Family members of those killed in the 1993 World Trade Center attack placed flowers over the victims' names.

Six people as well as an unborn child perished when a bomb in a rented van went off underground beneath the North Tower. Those names read aloud during Sunday's ceremony.

Michael Macko was just 29-years-old when he lost his father.

"It's always bittersweet," Macko said. "It's important to remember but it's also sad remembering."

"I felt this heave in the tower itself, the tower actually lifted," said first responder Charlie Maikish.

Maikish was an executive at the Port Authority in 1993. His team not only responded to the attack but also oversaw some of the protections that would come afterward.

"The improvements we put in place quite frankly after that the communication systems and the lighting in tower of stairs, etcetera saved a lot of lives on 9/11," Maikish said.

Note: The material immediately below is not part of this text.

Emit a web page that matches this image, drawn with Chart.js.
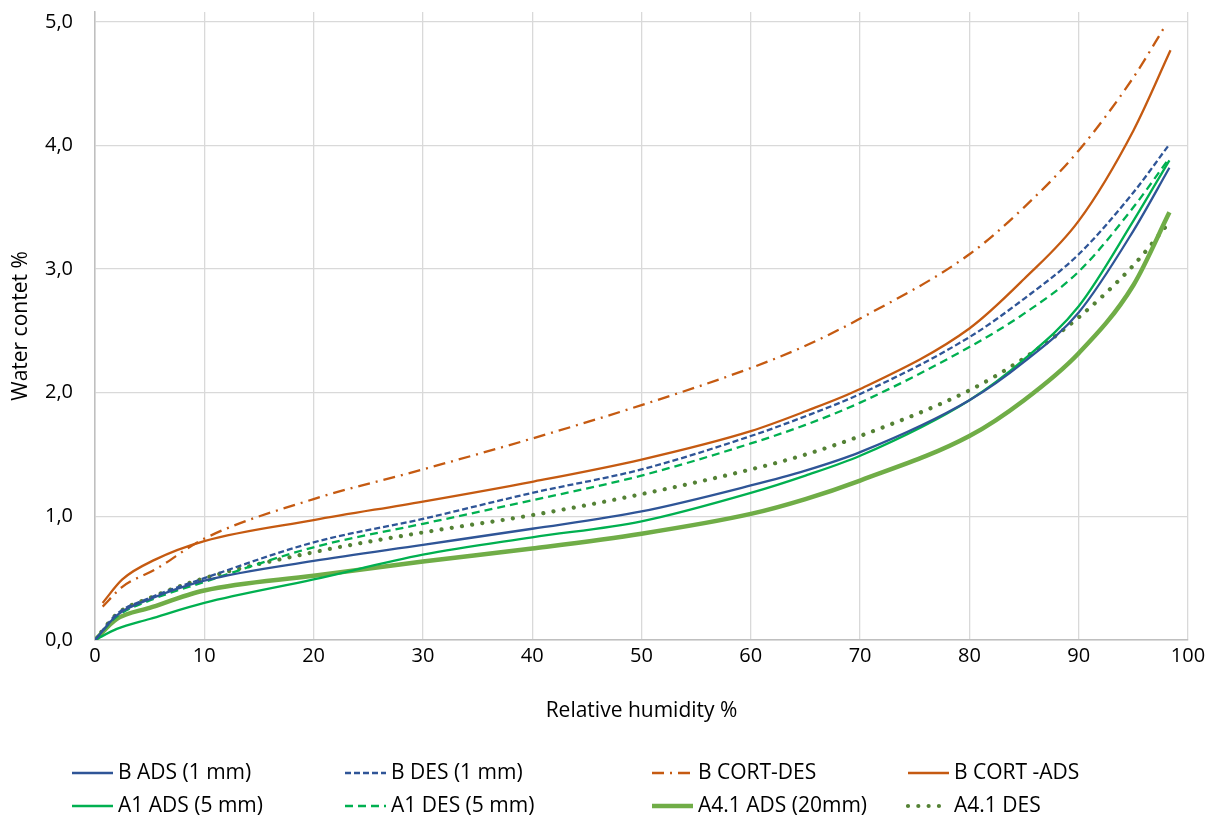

What also followed were the arrests and convictions of those involved. 

Including convicted mastermind Omar Abdel-Rahman. The 78-year-old Egyptian cleric, also known as the "Blind Sheikh" died last week while serving life in prison. 

A death that the president and CEO of the National September 11th Memorial and Museum says does little to end the families' pain.

"I don't know that its closure exactly but that chapter this man the Blind Sheikh and the sermons he gave that were so full of the call to violence that's now a part of history," said Alice Greenwald, President and CEO of the 9/11 Memorial and Museum.